Tuesday, April 27, 2010

Southeast Asian mystery novels...


Though it's only starting to arrive in the United States, over the years there's been a growing body of work featuring detectives set in Laos and Thailand  by expat writers. Most quickly leave readers with a jaded sense of "seen-one, seen-em-all," frequently covering the same territory.

This particularly concerns me because we may grow tired of Southeast Asian mysteries before native Thai and Lao writers even get a chance to fully explore our own region and all that might be accomplished within the mystery and thriller forms on our own terms.

Several writers have gotten a lot of traction out of Thailand and Laos. The big five of mystery writers tend to be considered Dean Barrett, Christopher Moore, Colin Cotterill, John Burdett and Stephen Leather. And there are several interesting books between them. But they often bring an unmistakably falang take on the countries their mysteries are set in.

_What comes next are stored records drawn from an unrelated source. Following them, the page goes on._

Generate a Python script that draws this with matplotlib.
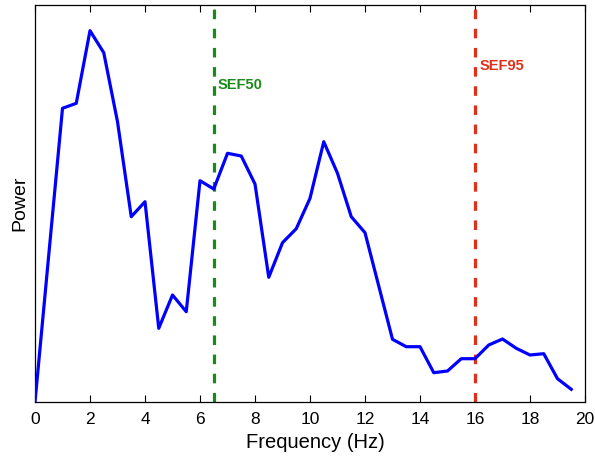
import matplotlib
matplotlib.use('Agg')
import matplotlib.pyplot as plt

plt.rcParams['font.family'] = ['Liberation Sans', 'DejaVu Sans']

# power spectrum, 0.5 Hz bins (arbitrary units)
freq = [i * 0.5 for i in range(40)]
power = [0, 147, 293.7, 298.7, 371.3, 349.3, 280.3, 185.3, 200.3, 73.7,
         107, 90.3, 221.3, 213, 248.7, 246, 218, 124.7, 159.3, 173.3,
         203.7, 260.3, 228.7, 185.3, 169.3, 116, 62.7, 55.3, 55.3, 29.3,
         31, 43.3, 43.3, 57, 63, 53.7, 47, 48.3, 23.3, 12.7]

sef50 = 6.5
sef95 = 16
xticks = list(range(0, 21, 2))

fig = plt.figure(figsize=(5.95, 4.66), dpi=100)
ax = fig.add_axes([35/595, 1 - 402/466, 550/595, 397/466])

ax.plot(freq, power, color='#0000ff', lw=2.3, zorder=3)
ax.axvline(sef50, color='#1a8a1a', lw=2.3, ls=(0, (3, 3)), zorder=2)
ax.axvline(sef95, color='#e0301a', lw=2.3, ls=(0, (3, 3)), zorder=2)
ax.text(sef50 + 0.15, 317, 'SEF50', color='#1a8a1a', fontsize=10.5,
        fontweight='bold', va='center', ha='left')
ax.text(sef95 + 0.15, 336, 'SEF95', color='#e0301a', fontsize=10.5,
        fontweight='bold', va='center', ha='left')

ax.set_xlim(0, 20)
ax.set_ylim(0, 397)
ax.set_xticks(xticks)
ax.set_yticks([])
ax.tick_params(axis='x', direction='in', top=True, length=5, width=0.8,
               labelsize=12.5, pad=7)
for s in ax.spines.values():
    s.set_linewidth(0.9)

ax.set_xlabel('Frequency (Hz)', fontsize=14.5)
ax.xaxis.set_label_coords(0.509, -0.078)
ax.set_ylabel('Power', fontsize=14)
ax.yaxis.set_label_coords(-0.012, 0.5)

fig.savefig('out.png', dpi=100)
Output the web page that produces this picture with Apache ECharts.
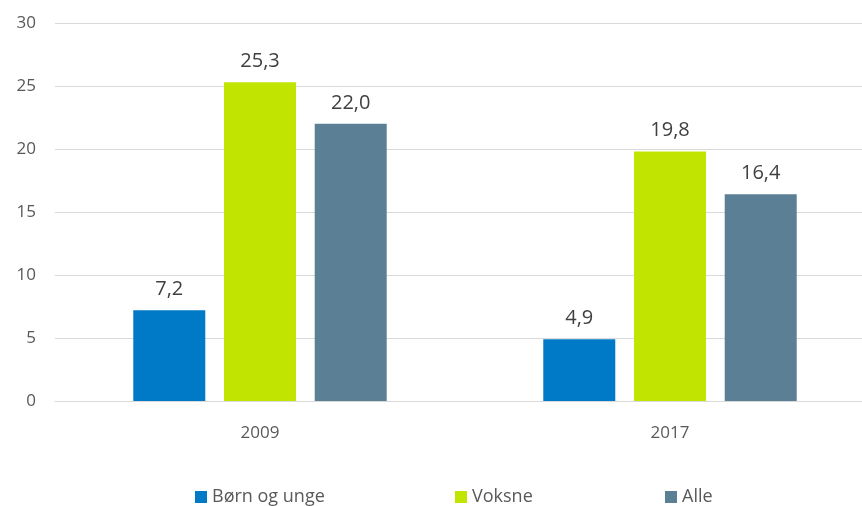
<!DOCTYPE html>
<html>
<head>
    <meta charset="utf-8">
    <script src="https://cdn.jsdelivr.net/npm/echarts@6.0.0/dist/echarts.min.js"></script>
    <style>
        html, body { margin: 0; padding: 0; background: #fff; overflow: hidden; }
        /* the plot runs a little past the right edge of the picture */
        #chart { width: 875px; height: 506px; }
    </style>
</head>
<body>
    <div id="chart"></div>
    <script>
        // data
        var years = ['2009', '2017'];
        var seriesNames = ['Børn og unge', 'Voksne', 'Alle'];
        var boernOgUnge = [7.2, 4.9];
        var voksne = [25.3, 19.8];
        var alle = [22.0, 16.4];
        var yTicks = [0, 5, 10, 15, 20, 25, 30];

        var colors = ['#0079c6', '#c1e500', '#5b7f95'];
        var legendLeft = [195, 455, 665];
        var font = '"Open Sans", "Noto Sans", sans-serif';

        var chart = echarts.init(document.getElementById('chart'));

        function bar(name, data, color) {
            return {
                name: name,
                type: 'bar',
                data: data,
                barWidth: 72,
                barGap: '26%',
                itemStyle: { color: color },
                label: {
                    show: true,
                    position: 'top',
                    distance: 11,
                    color: '#404040',
                    fontSize: 20,
                    fontFamily: font,
                    formatter: function (p) { return p.value.toFixed(1).replace('.', ','); }
                }
            };
        }

        // one legend per item so each sits where the picture has it
        var legends = seriesNames.map(function (name, i) {
            return {
                left: legendLeft[i],
                bottom: 0,
                padding: 0,
                itemWidth: 12,
                itemHeight: 12,
                icon: 'rect',
                textStyle: { color: '#595959', fontSize: 18, fontFamily: font },
                data: [name]
            };
        });

        var option = {
            animation: false,
            color: colors,
            grid: { left: 55, right: 0, top: 23, bottom: 105, containLabel: false },
            legend: legends,
            xAxis: {
                type: 'category',
                data: years,
                axisLine: { lineStyle: { color: '#d9d9d9' } },
                axisTick: { show: false },
                axisLabel: { color: '#595959', fontSize: 17, fontFamily: font, margin: 24 }
            },
            yAxis: {
                type: 'value',
                min: yTicks[0],
                max: yTicks[yTicks.length - 1],
                interval: 5,
                axisLine: { show: false },
                axisTick: { show: false },
                splitLine: { lineStyle: { color: '#d9d9d9' } },
                axisLabel: { color: '#595959', fontSize: 17, fontFamily: font, margin: 19 }
            },
            series: [
                bar(seriesNames[0], boernOgUnge, colors[0]),
                bar(seriesNames[1], voksne, colors[1]),
                bar(seriesNames[2], alle, colors[2])
            ]
        };
        chart.setOption(option);
    </script>
</body>
</html>
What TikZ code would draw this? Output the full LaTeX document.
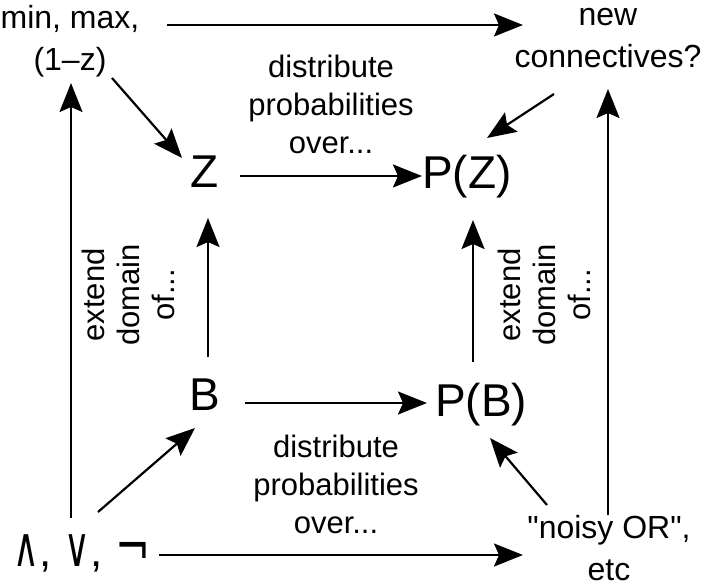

John Burdett's made a name for himself in recent years. His primary character is the philosophizing smart-ass Thai detective, Sonchai Jitpleecheep, a leuk krung. The majority of Jitpleecheep's adventures take place in, near, or relating to the red-light districts, with lots of exotic deaths and kinky eroticism.

Christopher Moore has been one of the very first to successfully write in the genre, creating a recurring character in Bangkok, Vincent Calvino, who's half Jewish and half Italian, an ex-New Yorker who became a private eye in Thailand, abandoning his law career and acting like Sam Spade with papaya salad near Patpong.



And then we have Colin Coterill, who sets his series in Laos with Dr. Siri Paiboum, a Paris-trained physician and aging widower who is also the country's only coroner in the 1970s. And apparently is a reincarnated Hmong shaman.

Dean Barrett writes books like "Murder at the Horny Toad Bar and Other Outrageous Tales of Thailand." The title alone should give a sense of the field's challenges. Very rarely do we see writers like S.P. Somtow or others getting much acclaim, encouragement or introduction to readers beyond Southeast Asia.



The very nature of mysteries and thrillers is to examine the underworld and to present an image of a corrupt society, and the hard-boiled noir detective novel requires a look at the 'worst' of a society. But most of what we've gotten so far leaves me wanting something more, and to see how native Thai and Lao writers would write about solving crime in their own countries.